INVESTIGATION · MISPRICED TALENT
The Market Misread Deniz Undav for Six Years. The Shot Count Didn't.
4 min read · June 2026
Thesis
Markets misprice the profile that does not fit the template. The leading indicator is usually a process number everyone has decided not to look at.
The Question
Deniz Undav was playing in the German lower leagues as recently as 2020. He barely got a look at Brighton. Six years later he finished 2025/26 as the highest-scoring German in the Bundesliga, with nineteen goals, beaten across the whole league only by Harry Kane, and he is now leading the line for Germany at the World Cup with more goal involvements than anyone in the tournament. The question that interests me is not how he got good. It is why a market as scrutinised and cash-rich as European football left him this underpriced for this long, and whether the signal was actually hidden or just ignored.
The Hypothesis
The signal was not hidden. My hypothesis was that the football market priced Undav on his pedigree, the unfashionable league, the "super-sub" label, the lack of a glamour move, and underweighted the one number that actually predicts a striker, which is how often he gets himself into a position to shoot. Reputation is a lagging indicator. Shot volume is a leading one.
How I Looked At It
I read his trajectory against the way the market valued him at each step, and looked for the underlying process metric that was visible before the output caught up. Public stats and his career timeline

What I Found
In 2025/26, Undav took 122 shots, the most of any player in the Bundesliga that season and a club record for Stuttgart in their recorded history. That is the tell. Before the nineteen goals made him undeniable, the volume of attempts was already screaming that here was a striker constantly arriving in dangerous places. The market kept pricing him on the things that were easy to see and easy to dismiss, that he came up through the lower leagues, that Brighton did not trust him, that he often started on the bench. The thing that predicted the goals, the relentless shot volume, was sitting in plain sight in the data the whole time.

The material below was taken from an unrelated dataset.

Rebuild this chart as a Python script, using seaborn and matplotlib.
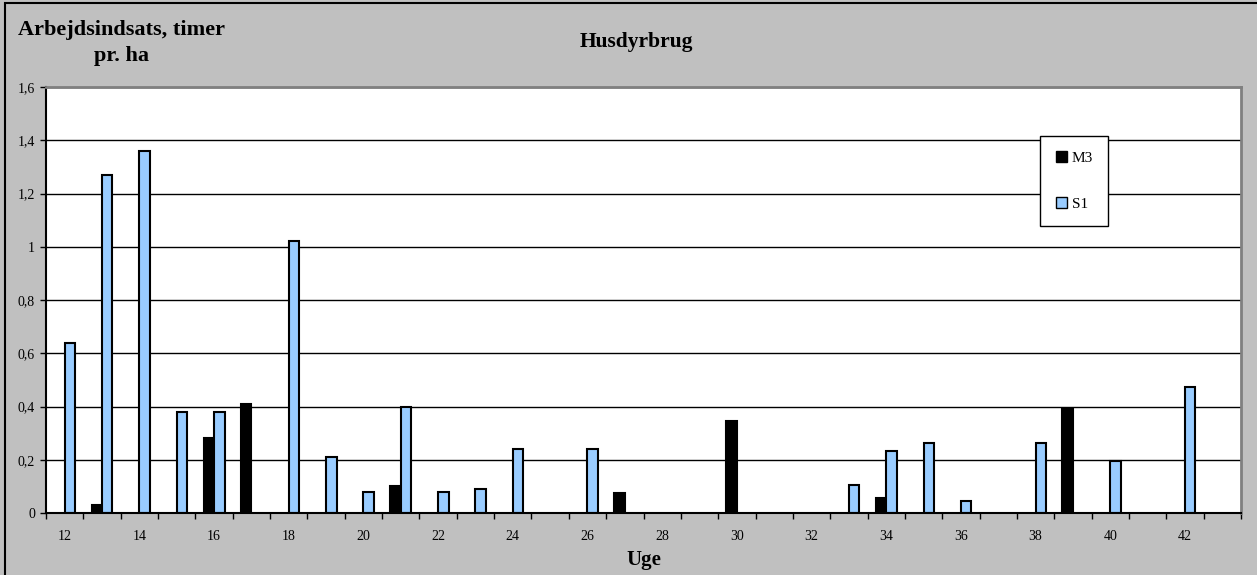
""" Husdyrbrug: arbejdsindsats pr. uge, M3 mod S1 """
import numpy as np
import pandas as pd
import matplotlib
matplotlib.use("Agg")
import matplotlib.pyplot as plt
from matplotlib.patches import Rectangle
from matplotlib.ticker import FuncFormatter
import seaborn as sns

weeks = list(range(12, 44))
m3 = [0, 0.03, 0, 0, 0.28, 0.41, 0, 0, 0, 0.10, 0, 0, 0, 0, 0, 0.075,
      0, 0, 0.345, 0, 0, 0, 0.055, 0, 0, 0, 0, 0.39, 0, 0, 0, 0]
s1 = [0.64, 1.27, 1.36, 0.38, 0.38, 0, 1.02, 0.21, 0.08, 0.40, 0.08, 0.09,
      0.24, 0, 0.24, 0, 0, 0, 0, 0, 0, 0.105, 0.234, 0.263, 0.045, 0, 0.263,
      0, 0.194, 0, 0.472, 0]
series = ["M3", "S1"]
colors = {"M3": "#000000", "S1": "#99ccff"}
y_ticks = [0, 0.2, 0.4, 0.6, 0.8, 1.0, 1.2, 1.4, 1.6]

df = pd.DataFrame({"Uge": weeks, "M3": m3, "S1": s1})
df = df.melt(id_vars="Uge", var_name="Serie", value_name="Timer")
df = df[df["Timer"] > 0]

sns.set_style("ticks")
plt.rcParams["font.family"] = ["Liberation Serif", "DejaVu Serif"]
for key in ["text.color", "axes.labelcolor", "xtick.color", "ytick.color"]:
    plt.rcParams[key] = "black"

grey = "#c0c0c0"
fig = plt.figure(figsize=(12.57, 5.75), dpi=100, facecolor=grey)
ax = fig.add_axes([46 / 1257, 62 / 575, 1195 / 1257, 426 / 575])
ax.set_facecolor("white")

sns.barplot(data=df, x="Uge", y="Timer", hue="Serie", order=weeks,
            hue_order=series, palette=colors, width=0.56,
            edgecolor="black", linewidth=1.5, saturation=1, ax=ax)

ax.set_xlim(-0.5, len(weeks) - 0.5)
ax.set_ylim(0, 1.6)
ax.set_yticks(y_ticks)
ax.yaxis.set_major_formatter(FuncFormatter(lambda v, p: f"{v:g}".replace(".", ",")))
ax.tick_params(axis="y", length=4, width=1, labelsize=10, color="black", pad=4)
ax.yaxis.grid(True, color="black", linewidth=1)
ax.set_axisbelow(True)

ax.set_xticks(range(0, len(weeks), 2))
ax.set_xticklabels([str(w) for w in weeks[::2]])
ax.set_xticks(np.arange(-0.5, len(weeks), 1), minor=True)
ax.tick_params(axis="x", which="major", length=0, labelsize=10, pad=12)
ax.tick_params(axis="x", which="minor", length=4, width=1, color="black")

for side in ["left", "bottom"]:
    ax.spines[side].set_color("black")
    ax.spines[side].set_linewidth(1.5)
for side in ["top", "right"]:
    ax.spines[side].set_color("#808080")
    ax.spines[side].set_linewidth(2)

ax.set_xlabel("Uge", fontsize=15, fontweight="bold", labelpad=5)
ax.set_ylabel("")

leg = ax.legend(loc="upper left", bbox_to_anchor=(0.832, 0.885), frameon=True,
                fancybox=False, edgecolor="black", fontsize=11,
                handlelength=0.75, handleheight=0.75, handletextpad=0.3,
                labelspacing=2.1, borderpad=1.0, borderaxespad=0)
leg.get_frame().set_linewidth(1)
leg.get_frame().set_facecolor("white")
leg.get_frame().set_alpha(1)
for h in leg.legend_handles:
    h.set_edgecolor("black")
    h.set_linewidth(1)

fig.text(636 / 1257, 1 - 42 / 575, "Husdyrbrug", ha="center", va="center",
         fontsize=15.5, fontweight="bold")
fig.text(122 / 1257, 1 - 43 / 575, "Arbejdsindsats, timer\npr. ha", ha="center",
         va="center", fontsize=16, fontweight="bold", linespacing=1.45)

fig.patches.append(Rectangle((5 / 1257, -0.01), 1.02, 1 - 3 / 575 + 0.01,
                             transform=fig.transFigure, fill=False,
                             edgecolor="black", linewidth=1.5, zorder=0))

fig.savefig("out.png", dpi=100, facecolor=grey)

The correction, when it came, was fast and total. A permanent move to Stuttgart, a contract extension to 2029 signed this month, and a World Cup starting role under a manager who calls him his not-so-secret weapon. The reputation finally caught up to the process number it had been ignoring.
What It Means For Business
This is the talent-market version of a mispricing I have seen in procurement and in hiring. The asset that does not fit the template gets undervalued, and the people doing the valuing anchor on pedigree, the right school, the brand-name employer, the clean linear CV, instead of on the trajectory and the underlying process metric. The leading indicator is almost always something unglamorous and countable, attempts, output per attempt, the rate of getting into the right position, and it is visible before the reputation moves. The decision for anyone doing the valuing, a club, a hiring manager, a procurement lead, is to weight the process number over the pedigree, because the gap between what someone has done and what their CV says they are is exactly where the bargain lives. I have a personal stake in believing this, which I will admit, because the most undervalued profiles in the job market right now are the ones with the unfashionable path and the strong underlying output. Undav is the clean version of an argument I would make about a lot of people.